• _Direction_: Set the lines down again exactly, first line through the line that contains "5.5, 6, 6.5, 7]", with no pictures.

Code that draws figures:

* * * * * * *

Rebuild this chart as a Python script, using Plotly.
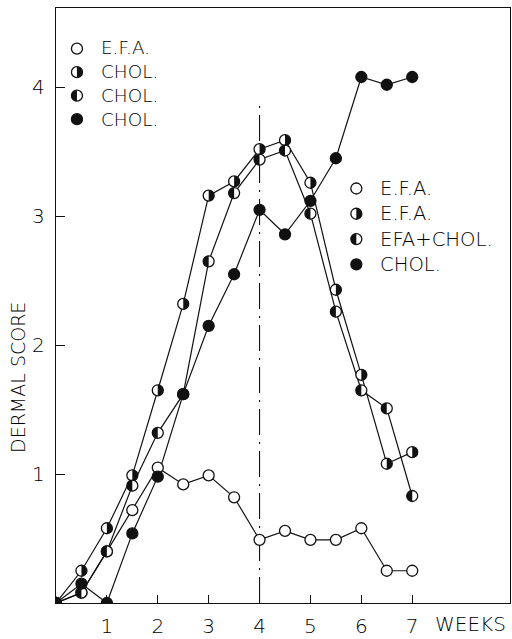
import plotly.graph_objects as go

# ---- data -------------------------------------------------------------
WEEKS = [0, 0.5, 1, 1.5, 2, 2.5, 3, 3.5, 4, 4.5, 5, 5.5, 6, 6.5, 7]

EFA_THEN_EFA = [0, 0.08, 0.40, 0.72, 1.05, 0.92, 0.99, 0.82, 0.49, 0.56, 0.49, 0.49, 0.58, 0.25, 0.25]
CHOL_THEN_EFA = [0, 0.25, 0.58, 0.99, 1.65, 2.32, 3.16, 3.27, 3.52, 3.59, 3.26, 2.43, 1.77, 1.08, 1.17]
CHOL_THEN_MIX = [0, 0.08, 0.40, 0.91, 1.32, 1.62, 2.65, 3.18, 3.44, 3.51, 3.02, 2.26, 1.65, 1.51, 0.83]
CHOL_THEN_CHOL = [0, 0.15, 0, 0.54, 0.98, 1.62, 2.15, 2.55, 3.05, 2.86, 3.12, 3.45, 4.08, 4.02, 4.08]

SERIES = [EFA_THEN_EFA, CHOL_THEN_EFA, CHOL_THEN_MIX, CHOL_THEN_CHOL]
FILLS = ["open", "right", "left", "full"]

LEGEND_BEFORE = ["E.F.A.", "CHOL.", "CHOL.", "CHOL."]
LEGEND_AFTER = ["E.F.A.", "E.F.A.", "EFA+CHOL.", "CHOL."]

X_TICKS = [1, 2, 3, 4, 5, 6, 7]
Y_TICKS = [1, 2, 3, 4]
SWITCH_WEEK = 4
SWITCH_TOP = 3.9

# ---- layout geometry (pixels) ------------------------------------------
W, H = 512, 639
M_L, M_R, M_T, M_B = 56, 1, 8, 31
PLOT_W = W - M_L - M_R
PLOT_H = H - M_T - M_B
PX_PER_WEEK = 51
PX_PER_UNIT = 130

R = 5.5          # marker radius
INK = "#111111"
TEXT_INK = "#000000"
FAMILY = "DejaVu Sans"


def font(size):
    return dict(family=FAMILY, size=size, color=TEXT_INK, weight=300)


def paper_x(px):
    return (px - M_L) / PLOT_W


def paper_y(py):
    return (H - M_B - py) / PLOT_H


def half_path(side, r):
    k = 0.5523 * r
    s = 1 if side == "right" else -1
    return (f"M0,{r} C{s*k},{r} {s*r},{k} {s*r},0 "
            f"C{s*r},{-k} {s*k},{-r} 0,{-r} Z")


fig = go.Figure()

# connecting lines first, so every marker sits on top of them
for vals in SERIES:
    fig.add_trace(go.Scatter(x=WEEKS, y=vals, mode="lines",
                             line=dict(color=INK, width=1.2),
                             showlegend=False, hoverinfo="skip"))

for vals, fill in zip(SERIES, FILLS):
    fig.add_trace(go.Scatter(
        x=WEEKS, y=vals, mode="markers", showlegend=False,
        marker=dict(size=2 * R, symbol="circle",
                    color=INK if fill == "full" else "white",
                    line=dict(color=INK, width=1.3))))

shapes = []

# half-filled markers
for vals, fill in zip(SERIES, FILLS):
    if fill in ("left", "right"):
        for w, v in zip(WEEKS, vals):
            shapes.append(dict(type="path", xref="x", yref="y",
                               xsizemode="pixel", ysizemode="pixel",
                               xanchor=w, yanchor=v,
                               path=half_path(fill, R),
                               fillcolor=INK, line=dict(width=0)))

# diet change at week 4
shapes.append(dict(type="line", xref="x", yref="y",
                   x0=SWITCH_WEEK, x1=SWITCH_WEEK, y0=0, y1=SWITCH_TOP,
                   line=dict(color=INK, width=1.1, dash="26px,7px,2px,7px"),
                   layer="below"))

annotations = []


def legend_block(labels, mx, my_first, step, tx, size):
    for i, fill in enumerate(FILLS):
        xa, ya = paper_x(mx), paper_y(my_first + i * step)
        shapes.append(dict(type="circle", xref="paper", yref="paper",
                           xsizemode="pixel", ysizemode="pixel",
                           xanchor=xa, yanchor=ya,
                           x0=-R, x1=R, y0=-R, y1=R,
                           fillcolor=INK if fill == "full" else "white",
                           line=dict(color=INK, width=1.3)))
        if fill in ("left", "right"):
            shapes.append(dict(type="path", xref="paper", yref="paper",
                               xsizemode="pixel", ysizemode="pixel",
                               xanchor=xa, yanchor=ya,
                               path=half_path(fill, R),
                               fillcolor=INK, line=dict(width=0)))
    # one multi-line block keeps the rows evenly spaced
    mid = my_first + 1.5 * step
    annotations.append(dict(text="<br>".join(labels), xref="paper",
                            yref="paper", x=paper_x(tx), y=paper_y(mid),
                            xanchor="left", yanchor="middle", align="left",
                            showarrow=False, font=font(size)))


legend_block(LEGEND_BEFORE, 77, 49, 23.7, 99, 18.4)
legend_block(LEGEND_AFTER, 357, 190, 25.5, 379, 19.6)

annotations.append(dict(text="WEEKS", xref="paper", yref="paper",
                        x=paper_x(434), y=paper_y(629), xanchor="left",
                        yanchor="middle", showarrow=False, font=font(20)))
annotations.append(dict(text="DERMAL SCORE", xref="paper", yref="paper",
                        x=paper_x(18), y=paper_y(381), textangle=-90,
                        xanchor="center", yanchor="middle",
                        showarrow=False, font=font(19)))

axis_common = dict(showgrid=False, zeroline=False, showline=True,
                   linecolor=INK, linewidth=1.3, mirror=True,
                   ticks="inside", tickcolor=INK, tickwidth=1.2,
                   tickfont=font(20))

fig.update_layout(
    width=W, height=H,
    margin=dict(l=M_L, r=M_R, t=M_T, b=M_B, pad=0),
    paper_bgcolor="white", plot_bgcolor="white",
    xaxis=dict(range=[0, PLOT_W / PX_PER_WEEK], tickvals=X_TICKS,
               ticklen=8, ticklabelstandoff=5, **axis_common),
    yaxis=dict(range=[0, PLOT_H / PX_PER_UNIT], tickvals=Y_TICKS,
               ticklen=9, ticklabelstandoff=6, **axis_common),
    shapes=shapes, annotations=annotations, showlegend=False,
)

fig.write_html("out.html")
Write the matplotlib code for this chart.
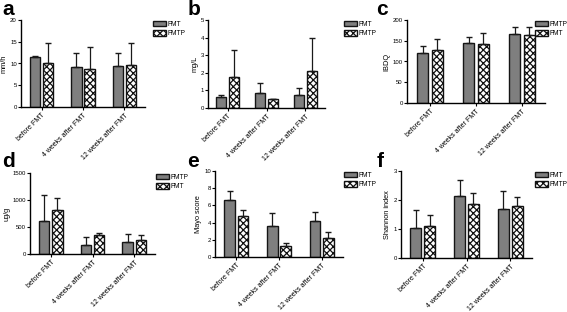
import numpy as np
import matplotlib
matplotlib.use('Agg')
import matplotlib.pyplot as plt

plt.rcParams['font.family'] = ['Liberation Sans', 'DejaVu Sans']
plt.rcParams['hatch.linewidth'] = 0.9

groups = ['before FMT', '4 weeks after FMT', '12 weeks after FMT']

# panel a - ESR
a_fmt = [11.5, 9.3, 9.5]
a_fmt_err = [0.2, 3.1, 3.0]
a_fmtp = [10.0, 8.8, 9.6]
a_fmtp_err = [4.8, 5.0, 5.0]

# panel b - CRP
b_fmt = [0.6, 0.88, 0.75]
b_fmt_err = [0.15, 0.55, 0.38]
b_fmtp = [1.78, 0.5, 2.1]
b_fmtp_err = [1.5, 0.0, 1.9]

# panel c - IBDQ (gray = FMTP here)
c_gray = [120, 145, 166]
c_gray_err = [17, 15, 17]
c_check = [128, 142, 163]
c_check_err = [27, 27, 20]

# panel d - calprotectin (gray = FMTP here)
d_gray = [620, 160, 220]
d_gray_err = [470, 150, 150]
d_check = [810, 350, 255]
d_check_err = [230, 40, 90]

# panel e - Mayo score
e_fmt = [6.6, 3.6, 4.2]
e_fmt_err = [1.1, 1.5, 1.0]
e_fmtp = [4.75, 1.25, 2.25]
e_fmtp_err = [0.7, 0.4, 0.7]

# panel f - Shannon index
f_fmt = [1.05, 2.15, 1.7]
f_fmt_err = [0.6, 0.55, 0.6]
f_fmtp = [1.1, 1.85, 1.8]
f_fmtp_err = [0.4, 0.4, 0.3]

W, H = 567, 312

# letter, axes px (left, top, right, bottom), data, legend px (x, y), letter px
panels = [
    ('a', (21, 20, 145, 107), a_fmt, a_fmt_err, a_fmtp, a_fmtp_err, ('FMT', 'FMTP'), 'mm/h', (0, 20), [0, 5, 10, 15, 20], (153, 21), (2, 0)),
    ('b', (208, 20, 325, 108), b_fmt, b_fmt_err, b_fmtp, b_fmtp_err, ('FMT', 'FMTP'), 'mg/L', (0, 5), [0, 1, 2, 3, 4, 5], (344, 21), (188, 0)),
    ('c', (407, 20, 545, 103), c_gray, c_gray_err, c_check, c_check_err, ('FMTP', 'FMT'), 'IBDQ', (0, 200), [0, 50, 100, 150, 200], (535, 21), (376, 0)),
    ('d', (30, 173, 155, 254), d_gray, d_gray_err, d_check, d_check_err, ('FMTP', 'FMT'), 'ug/g', (0, 1500), [0, 500, 1000, 1500], (156, 174), (2, 152)),
    ('e', (215, 171, 343, 257), e_fmt, e_fmt_err, e_fmtp, e_fmtp_err, ('FMT', 'FMTP'), 'Mayo score', (0, 10), [0, 2, 4, 6, 8, 10], (344, 172), (187, 152)),
    ('f', (401, 171, 532, 258), f_fmt, f_fmt_err, f_fmtp, f_fmtp_err, ('FMT', 'FMTP'), 'Shannon index', (0, 3), [0, 1, 2, 3], (535, 172), (377, 152)),
]

fig = plt.figure(figsize=(W / 100, H / 100), dpi=100)
x = np.arange(len(groups))
w = 0.25
off = 0.16

for letter, box, v1, e1, v2, e2, names, ylabel, ylim, yticks, lpos, tpos in panels:
    l, t, r, b = box
    ax = fig.add_axes([l / W, 1 - b / H, (r - l) / W, (b - t) / H])
    ax.bar(x - off, v1, w, color='#7f7f7f', edgecolor='#151515', linewidth=1.0, label=names[0])
    ax.bar(x + off, v2, w, color='white', edgecolor='#111111', linewidth=1.0,
           hatch='xxxxx', label=names[1])
    ax.errorbar(x - off, v1, yerr=[np.zeros(3), e1], fmt='none', ecolor='#1a1a1a',
                elinewidth=0.9, capsize=2.2, capthick=1.0)
    ax.errorbar(x + off, v2, yerr=[np.zeros(3), e2], fmt='none', ecolor='#1a1a1a',
                elinewidth=0.9, capsize=2.2, capthick=1.0)
    ax.set_xlim(-0.5, 2.5)
    ax.set_ylim(*ylim)
    ax.set_yticks(yticks)
    ax.set_xticks(x)
    ax.set_xticklabels(groups, rotation=45, ha='right', rotation_mode='anchor', fontsize=5.0)
    ax.tick_params(axis='y', labelsize=4.3, length=2, width=0.8, pad=1)
    ax.tick_params(axis='x', length=2, width=0.8, pad=1.5)
    ax.set_ylabel(ylabel, fontsize=5.3, labelpad=1.5)
    for s in ['top', 'right']:
        ax.spines[s].set_visible(False)
    for s in ['left', 'bottom']:
        ax.spines[s].set_linewidth(1.0)
    fig.legend(handles=ax.containers[:2], labels=list(names), loc='upper left',
               bbox_to_anchor=(lpos[0] / W, 1 - lpos[1] / H), fontsize=4.8, frameon=False,
               handlelength=1.9, handleheight=0.85, handletextpad=0.25, labelspacing=0.35,
               borderaxespad=0, borderpad=0)
    fig.text(tpos[0] / W, 1 - tpos[1] / H, letter, fontsize=15, fontweight='bold',
             ha='left', va='top')

fig.savefig('out.png', dpi=100)
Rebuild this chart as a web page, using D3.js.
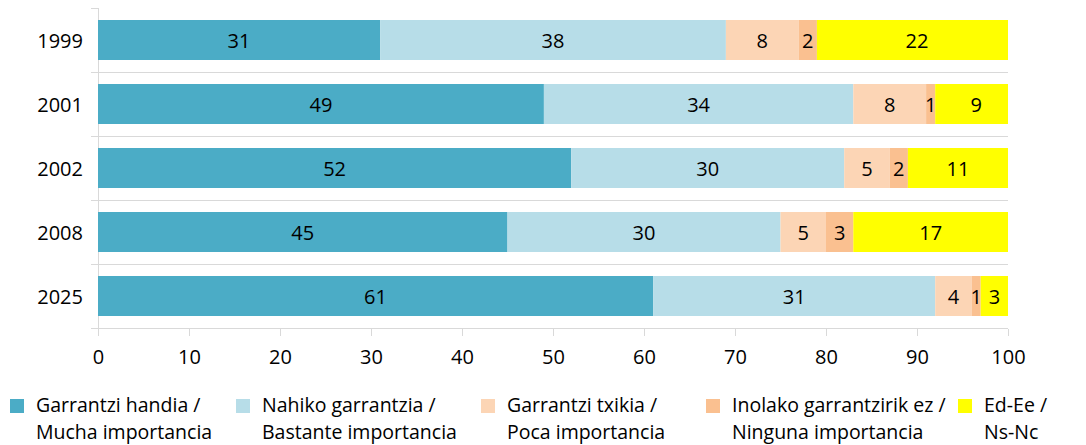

* * * * * * *

• _Exercise response_:
Rebuild this chart as a Python script, using Plotly.
import plotly.graph_objects as go

# ---- data -------------------------------------------------------------
WEEKS = [0, 0.5, 1, 1.5, 2, 2.5, 3, 3.5, 4, 4.5, 5, 5.5, 6, 6.5, 7]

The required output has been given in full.